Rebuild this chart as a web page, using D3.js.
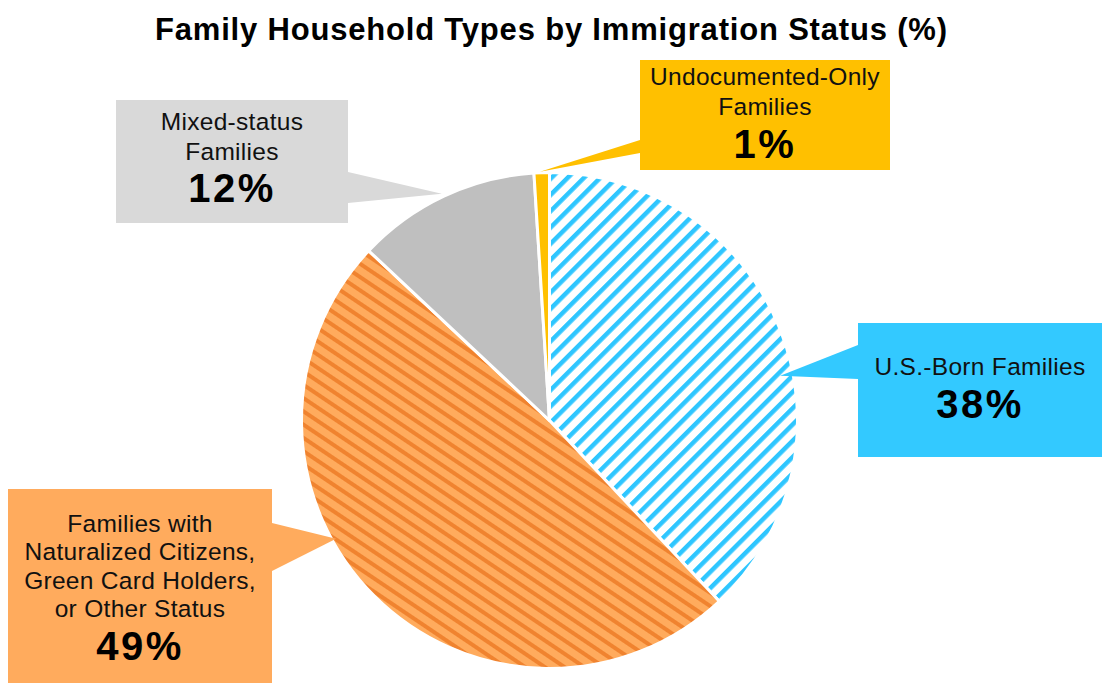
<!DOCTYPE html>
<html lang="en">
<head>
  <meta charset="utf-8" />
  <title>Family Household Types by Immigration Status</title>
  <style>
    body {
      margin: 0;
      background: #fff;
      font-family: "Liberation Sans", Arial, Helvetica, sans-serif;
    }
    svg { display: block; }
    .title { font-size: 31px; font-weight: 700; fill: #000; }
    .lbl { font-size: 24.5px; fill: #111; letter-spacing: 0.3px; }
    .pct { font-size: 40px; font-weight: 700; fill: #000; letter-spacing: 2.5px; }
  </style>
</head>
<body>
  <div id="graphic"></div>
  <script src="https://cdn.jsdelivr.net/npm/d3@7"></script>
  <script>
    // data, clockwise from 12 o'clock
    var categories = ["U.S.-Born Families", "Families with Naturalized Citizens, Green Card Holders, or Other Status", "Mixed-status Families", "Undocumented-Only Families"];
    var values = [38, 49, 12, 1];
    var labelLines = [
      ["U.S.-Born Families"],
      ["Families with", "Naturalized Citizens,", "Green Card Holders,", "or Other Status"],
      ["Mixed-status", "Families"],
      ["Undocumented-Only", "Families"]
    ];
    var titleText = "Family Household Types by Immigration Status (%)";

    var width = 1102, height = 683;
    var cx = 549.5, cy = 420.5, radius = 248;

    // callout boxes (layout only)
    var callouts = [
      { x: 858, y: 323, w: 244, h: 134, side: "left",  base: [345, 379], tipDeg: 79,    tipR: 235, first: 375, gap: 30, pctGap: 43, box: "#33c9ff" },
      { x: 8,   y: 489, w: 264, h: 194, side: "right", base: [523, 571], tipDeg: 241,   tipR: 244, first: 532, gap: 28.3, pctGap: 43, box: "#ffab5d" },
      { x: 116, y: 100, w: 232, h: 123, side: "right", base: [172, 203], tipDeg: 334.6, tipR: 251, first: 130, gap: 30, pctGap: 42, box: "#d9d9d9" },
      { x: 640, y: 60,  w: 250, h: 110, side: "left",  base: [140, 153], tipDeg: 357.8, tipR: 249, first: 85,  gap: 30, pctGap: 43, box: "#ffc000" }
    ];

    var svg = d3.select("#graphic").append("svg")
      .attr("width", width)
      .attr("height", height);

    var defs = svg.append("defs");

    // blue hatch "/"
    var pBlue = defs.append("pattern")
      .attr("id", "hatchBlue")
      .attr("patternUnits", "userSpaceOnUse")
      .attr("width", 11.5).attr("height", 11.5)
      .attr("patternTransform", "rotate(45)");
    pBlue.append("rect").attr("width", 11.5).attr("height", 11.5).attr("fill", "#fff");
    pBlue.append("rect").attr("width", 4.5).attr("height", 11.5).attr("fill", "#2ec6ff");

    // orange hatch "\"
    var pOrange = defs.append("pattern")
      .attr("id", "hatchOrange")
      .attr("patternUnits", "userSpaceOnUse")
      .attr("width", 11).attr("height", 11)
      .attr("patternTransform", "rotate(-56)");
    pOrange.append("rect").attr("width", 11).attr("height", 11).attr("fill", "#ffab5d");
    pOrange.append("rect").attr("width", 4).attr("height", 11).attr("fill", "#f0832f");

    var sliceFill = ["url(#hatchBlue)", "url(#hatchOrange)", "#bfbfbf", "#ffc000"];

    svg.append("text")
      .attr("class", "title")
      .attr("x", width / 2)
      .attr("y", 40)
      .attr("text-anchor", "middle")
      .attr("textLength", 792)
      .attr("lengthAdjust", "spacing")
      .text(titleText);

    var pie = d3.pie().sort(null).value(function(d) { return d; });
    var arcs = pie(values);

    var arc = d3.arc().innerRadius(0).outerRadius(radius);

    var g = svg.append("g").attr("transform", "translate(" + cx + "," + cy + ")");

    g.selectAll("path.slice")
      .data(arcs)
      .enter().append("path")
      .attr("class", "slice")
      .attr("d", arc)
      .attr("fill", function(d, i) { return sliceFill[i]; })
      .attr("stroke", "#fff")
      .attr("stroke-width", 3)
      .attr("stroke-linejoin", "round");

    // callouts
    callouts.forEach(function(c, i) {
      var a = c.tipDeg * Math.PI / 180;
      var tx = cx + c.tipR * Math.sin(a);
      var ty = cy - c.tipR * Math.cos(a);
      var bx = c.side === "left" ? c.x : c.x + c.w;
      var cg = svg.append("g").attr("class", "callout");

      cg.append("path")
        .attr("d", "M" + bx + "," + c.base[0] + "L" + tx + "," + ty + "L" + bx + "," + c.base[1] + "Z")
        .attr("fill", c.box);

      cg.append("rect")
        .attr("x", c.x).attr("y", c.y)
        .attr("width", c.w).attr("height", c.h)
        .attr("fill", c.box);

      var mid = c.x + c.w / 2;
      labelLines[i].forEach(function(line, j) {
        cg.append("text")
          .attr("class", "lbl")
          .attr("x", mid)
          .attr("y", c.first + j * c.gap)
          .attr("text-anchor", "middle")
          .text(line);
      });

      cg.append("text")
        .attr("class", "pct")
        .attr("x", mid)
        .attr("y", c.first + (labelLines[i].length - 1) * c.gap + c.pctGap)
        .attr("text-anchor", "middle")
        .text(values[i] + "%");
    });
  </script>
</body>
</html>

--*--

OBJECTIVE. Drop the images and repeat the data exactly.

EXPECTED OUTPUT.
Rebuild this chart as a web page, using D3.js.
<!DOCTYPE html>
<html lang="en">
<head>
  <meta charset="utf-8" />
  <title>Family Household Types by Immigration Status</title>
  <style>
    body {
      margin: 0;
      background: #fff;
      font-family: "Liberation Sans", Arial, Helvetica, sans-serif;
    }
    svg { display: block; }
    .title { font-size: 31px; font-weight: 700; fill: #000; }
    .lbl { font-size: 24.5px; fill: #111; letter-spacing: 0.3px; }
    .pct { font-size: 40px; font-weight: 700; fill: #000; letter-spacing: 2.5px; }
  </style>
</head>
<body>
  <div id="graphic"></div>
  <script src="https://cdn.jsdelivr.net/npm/d3@7"></script>
  <script>
    // data, clockwise from 12 o'clock
    var categories = ["U.S.-Born Families", "Families with Naturalized Citizens, Green Card Holders, or Other Status", "Mixed-status Families", "Undocumented-Only Families"];
    var values = [38, 49, 12, 1];
    var labelLines = [
      ["U.S.-Born Families"],
      ["Families with", "Naturalized Citizens,", "Green Card Holders,", "or Other Status"],
      ["Mixed-status", "Families"],
      ["Undocumented-Only", "Families"]
    ];
    var titleText = "Family Household Types by Immigration Status (%)";

    var width = 1102, height = 683;
    var cx = 549.5, cy = 420.5, radius = 248;

    // callout boxes (layout only)
    var callouts = [
      { x: 858, y: 323, w: 244, h: 134, side: "left",  base: [345, 379], tipDeg: 79,    tipR: 235, first: 375, gap: 30, pctGap: 43, box: "#33c9ff" },
      { x: 8,   y: 489, w: 264, h: 194, side: "right", base: [523, 571], tipDeg: 241,   tipR: 244, first: 532, gap: 28.3, pctGap: 43, box: "#ffab5d" },
      { x: 116, y: 100, w: 232, h: 123, side: "right", base: [172, 203], tipDeg: 334.6, tipR: 251, first: 130, gap: 30, pctGap: 42, box: "#d9d9d9" },
      { x: 640, y: 60,  w: 250, h: 110, side: "left",  base: [140, 153], tipDeg: 357.8, tipR: 249, first: 85,  gap: 30, pctGap: 43, box: "#ffc000" }
    ];

    var svg = d3.select("#graphic").append("svg")
      .attr("width", width)
      .attr("height", height);

    var defs = svg.append("defs");

    // blue hatch "/"
    var pBlue = defs.append("pattern")
      .attr("id", "hatchBlue")
      .attr("patternUnits", "userSpaceOnUse")
      .attr("width", 11.5).attr("height", 11.5)
      .attr("patternTransform", "rotate(45)");
    pBlue.append("rect").attr("width", 11.5).attr("height", 11.5).attr("fill", "#fff");
    pBlue.append("rect").attr("width", 4.5).attr("height", 11.5).attr("fill", "#2ec6ff");

    // orange hatch "\"
    var pOrange = defs.append("pattern")
      .attr("id", "hatchOrange")
      .attr("patternUnits", "userSpaceOnUse")
      .attr("width", 11).attr("height", 11)
      .attr("patternTransform", "rotate(-56)");
    pOrange.append("rect").attr("width", 11).attr("height", 11).attr("fill", "#ffab5d");
    pOrange.append("rect").attr("width", 4).attr("height", 11).attr("fill", "#f0832f");

    var sliceFill = ["url(#hatchBlue)", "url(#hatchOrange)", "#bfbfbf", "#ffc000"];

    svg.append("text")
      .attr("class", "title")
      .attr("x", width / 2)
      .attr("y", 40)
      .attr("text-anchor", "middle")
      .attr("textLength", 792)
      .attr("lengthAdjust", "spacing")
      .text(titleText);

    var pie = d3.pie().sort(null).value(function(d) { return d; });
    var arcs = pie(values);

    var arc = d3.arc().innerRadius(0).outerRadius(radius);

    var g = svg.append("g").attr("transform", "translate(" + cx + "," + cy + ")");

    g.selectAll("path.slice")
      .data(arcs)
      .enter().append("path")
      .attr("class", "slice")
      .attr("d", arc)
      .attr("fill", function(d, i) { return sliceFill[i]; })
      .attr("stroke", "#fff")
      .attr("stroke-width", 3)
      .attr("stroke-linejoin", "round");

    // callouts
    callouts.forEach(function(c, i) {
      var a = c.tipDeg * Math.PI / 180;
      var tx = cx + c.tipR * Math.sin(a);
      var ty = cy - c.tipR * Math.cos(a);
      var bx = c.side === "left" ? c.x : c.x + c.w;
      var cg = svg.append("g").attr("class", "callout");

      cg.append("path")
        .attr("d", "M" + bx + "," + c.base[0] + "L" + tx + "," + ty + "L" + bx + "," + c.base[1] + "Z")
        .attr("fill", c.box);

      cg.append("rect")
        .attr("x", c.x).attr("y", c.y)
        .attr("width", c.w).attr("height", c.h)
        .attr("fill", c.box);

      var mid = c.x + c.w / 2;
      labelLines[i].forEach(function(line, j) {
        cg.append("text")
          .attr("class", "lbl")
          .attr("x", mid)
          .attr("y", c.first + j * c.gap)
          .attr("text-anchor", "middle")
          .text(line);
      });

      cg.append("text")
        .attr("class", "pct")
        .attr("x", mid)
        .attr("y", c.first + (labelLines[i].length - 1) * c.gap + c.pctGap)
        .attr("text-anchor", "middle")
        .text(values[i] + "%");
    });
  </script>
</body>
</html>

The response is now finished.